The alleged downside of this option, or any option that leads to an open convention, is that the Democrats would waste time and money fighting one another when they could be fighting Donald Trump. This argument reminds me of a cornball line I heard from Tom Harkin, then the Democratic senator from Iowa, when his party was watching with concern as Barack Obama vigorously contested Hillary Clinton’s sovereign right to the Democratic presidential nomination in 2008. “When I was a boy,” Harkin said, “I heard cats yowling underneath the porch.” They sounded like they might be killing each other, so he reported his concern to his mother. “Don’t worry,” she told him. “It just means that there are going to be more cats.” Competition is healthy, and what sounds to naive ears like a death match is an essential step in the propagation and survival of the party.

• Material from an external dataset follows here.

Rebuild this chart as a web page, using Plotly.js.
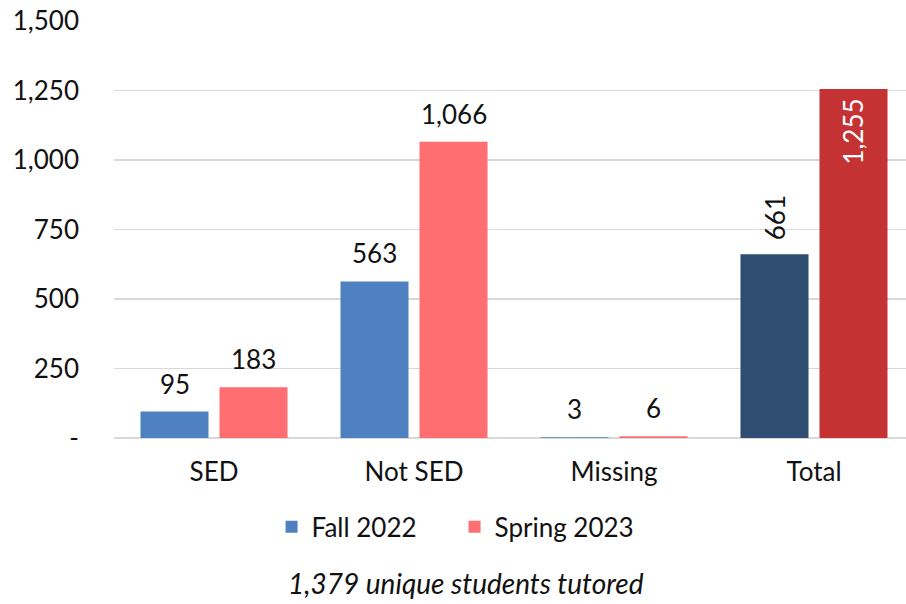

I’m not sure what to say to someone who thinks the Democratic Party’s problem is that it has been too open to debate, internal competition, and challenges from outsiders. Maybe they are confusing themselves with members of the politburo. More likely, I think, the party that is poised to nominate an 81-year-old career politician would benefit from a season of intense open auditions—to figure out which junior talent deserves promotion, which senior talent deserves retirement, which policies animate the party’s supporters, and which policies should go. The candidates who emerge with the most support from this compressed process—which would be the most-watched gladiatorial match in American political history—will be the party’s future.
The Republicans underwent this process in 2016, when Trump dispatched candidate after candidate and showed beyond denying that theirs was the party of immigration restriction and protectionism. I fully expect the Democrats to reveal themselves enthusiastic about policies worse than Biden’s in a number of ways. But if they do, they were that party all along.
And Biden will either continue or conclude his career with a fight. I predict he will lose it, and badly. In some ways that would be the ideal outcome for him, too: to lose by invigorating his party; to lose by picking a fight instead of dodging one; to avoid the fate of winning and then spending the next few years being publicly monitored for drooling and signs of disorientation. Dignity is a choice, but not a choice that remains available forever.